KITTREDGE, J., concurs in a separate opinion.

KITTREDGE, J. (concurring):  I concur in result.  I write separately because I would affirm on the sole basis of federal preemption as to the claims against the South Carolina Department of Transportation in connection with the warning devices at the railway crossing.  Even assuming the Department owed a duty under state law in connection with the railway crossing warning devices under the facts presented, any such state tort law duty imposed on the Department was preempted by federal law.  Concerning the preemption issue, I join in the thorough analysis by Judge Anderson.  This would serve as an alternative sustaining ground to the trial court’s grant of summary judgment on the basis of a lack of proximate cause.  I further find it appropriate to rely on the preemption ground as an alternative sustaining ground, for the issue was squarely before the trial court.  I’On, L.L.C. v. Town of Mt. Pleasant, 338 S.C. 406, 526 S.E.2d 716 (2000) (noting that appellate court has discretion to affirm on any ground appearing in the record, especially when issue has been vetted in the trial court).  Concerning the trial court’s ruling on proximate cause, I concur in the majority opinion’s affirmance only insofar as the holding addresses the claims arising from the Department’s purported negligence as to the adjacent, state-maintained traffic signal. 
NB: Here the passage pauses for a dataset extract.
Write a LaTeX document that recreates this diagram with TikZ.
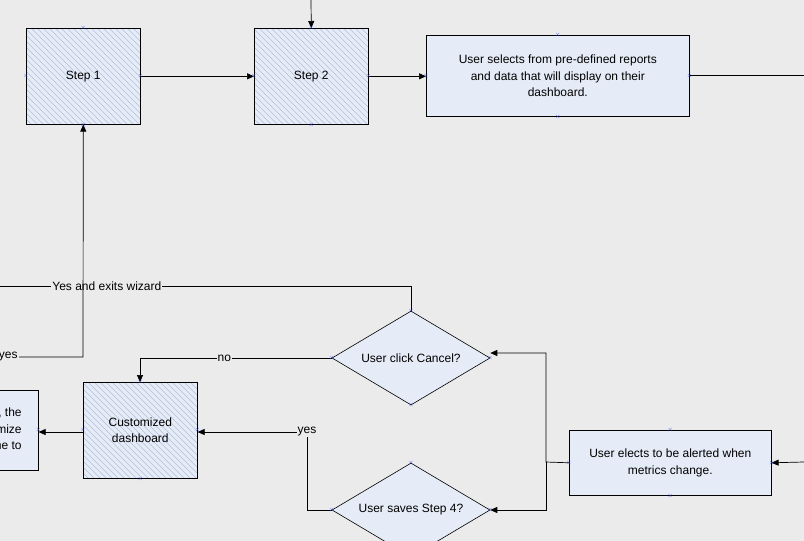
\documentclass[tikz,border=0pt]{standalone}
\usepackage{fontspec}
\setmainfont{Liberation Sans}
\usetikzlibrary{shapes.geometric,arrows.meta}
\definecolor{bg}{HTML}{EBEBEB}
\definecolor{boxfill}{HTML}{E6ECF7}
\definecolor{hatch}{HTML}{B4C0D8}
\definecolor{mk}{HTML}{3344DD}
\begin{document}
\begin{tikzpicture}[x=1pt,y=-1pt,font=\fontsize{12}{16.5}\selectfont,
  box/.style={draw=black,line width=0.6pt,fill=boxfill,align=center,inner sep=2pt,anchor=north west},
  hbox/.style={box,path picture={\foreach \i in {-130,-124,...,130}
      \draw[hatch,line width=0.5pt] ([xshift=\i pt]path picture bounding box.center) ++(-70pt,70pt) -- ++(140pt,-140pt);}},
  dia/.style={draw=black,line width=0.6pt,fill=boxfill,diamond,aspect=1.68,minimum width=158pt,minimum height=94pt,inner sep=0pt,align=center},
  arr/.style={-{Triangle[length=7pt,width=6pt]},draw=black,line width=0.7pt},
  ln/.style={draw=black,line width=0.7pt},
  lab/.style={fill=bg,inner sep=1pt}]
\useasboundingbox (0,0) rectangle (804,541);
\fill[bg] (0,0) rectangle (804,541);
\clip (0,0) rectangle (804,541);
\node[hbox,minimum width=114pt,minimum height=96pt] (s1) at (26,28) {Step 1};
\node[hbox,minimum width=114pt,minimum height=96pt] (s2) at (254,28) {Step 2};
\node[box,minimum width=263pt,minimum height=81pt] (rep) at (426,35) {User selects from pre-defined reports\\and data that will display on their\\dashboard.};
\node[hbox,minimum width=114pt,minimum height=96pt] (cd) at (83,382) {Customized\\dashboard};
\node[box,minimum width=202pt,minimum height=65pt] (ue) at (569,430) {User elects to be alerted when\\metrics change.};
\node[box,minimum width=140pt,minimum height=80pt,align=right,inner xsep=6pt] (lb) at (-102,390) {Step 4 saved to, the\\can customize\\at any time to};
\node[dia] (c1) at (411,358) {User click Cancel?};
\node[dia] (c2) at (411,510) {User saves Step 4?};
\coordinate (top) at (311,0);
\coordinate (rout) at (804,75);
\coordinate (rin) at (804,462);
\coordinate (lyes) at (0,357);
\coordinate (lex) at (0,286);
\draw[arr] (top) -- (s2.north);
\draw[arr] (s1.east) -- (s2.east -| s2.west);
\draw[arr] (s2.east) -- (rep.west |- s2.east);
\draw[ln] (rep.east |- rout) -- (rout);
\draw[arr] (rin) -- (ue.east);
\draw[arr] (ue.west) -- (546,462) -- (546,353) -- (c1.east |- 0,353);
\draw[arr] (546,462) -- (546,510) -- (c2.east);
\draw[ln] (c1.north) -- (411,286) -- node[lab,pos=0.74]{Yes and exits wizard} (lex);
\draw[arr] (lyes) -- node[lab,pos=0.1]{yes} (83,357) -- (s1.south);
\draw[arr] (c1.west) -- node[lab,pos=0.56]{no} (140,358) -- (140,382);
\draw[arr] (c2.west) -- (307,510) -- (307,432) -- node[lab,pos=0.0]{yes} (cd.east |- 0,432);
\draw[arr] (cd.west |- 0,432) -- (lb.east |- 0,432);
\foreach \p in {s1.north,s1.south,s1.east,s1.west,s2.north,s2.south,s2.east,s2.west,rep.north,rep.south,rep.east,rep.west,cd.north,cd.south,cd.east,cd.west,ue.north,ue.south,ue.east,ue.west,c1.north,c1.south,c1.east,c1.west,c2.north,c2.west,c2.east,lb.east}
  \node[mk,inner sep=0pt,font=\fontsize{6}{6}\selectfont] at (\p) {$\times$};
\end{tikzpicture}
\end{document}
[1] William Corley and Valerie Platt considered themselves to be common law married.  Asia Platt and William Corley Jr., were their two children.     

[2] In August 2007, Congress amended § 20106 adding the following language:

(b) Clarification regarding State law causes of action.—

(1) Nothing in this section shall be construed to preempt an action under State law seeking damages for personal injury, death, or property damage alleging that a party--

(A) has failed to comply with the Federal standard of care established by a regulation or order issued by the Secretary of Transportation (with respect to railroad safety matters), or the Secretary of Homeland Security (with respect to railroad security matters), covering the subject matter as provided in subsection (a) of this section;

(B) has failed to comply with its own plan, rule, or standard that it created pursuant to a regulation or order issued by either of the Secretaries; or

(C) has failed to comply with a State law, regulation, or order that is not incompatible with subsection (a)(2).

(2) This subsection shall apply to all pending State law causes of action arising from events or activities occurring on or after January 18, 2002.

(c) Jurisdiction.--Nothing in this section creates a Federal cause of action on behalf of an injured party or confers Federal question jurisdiction for such State law causes of action.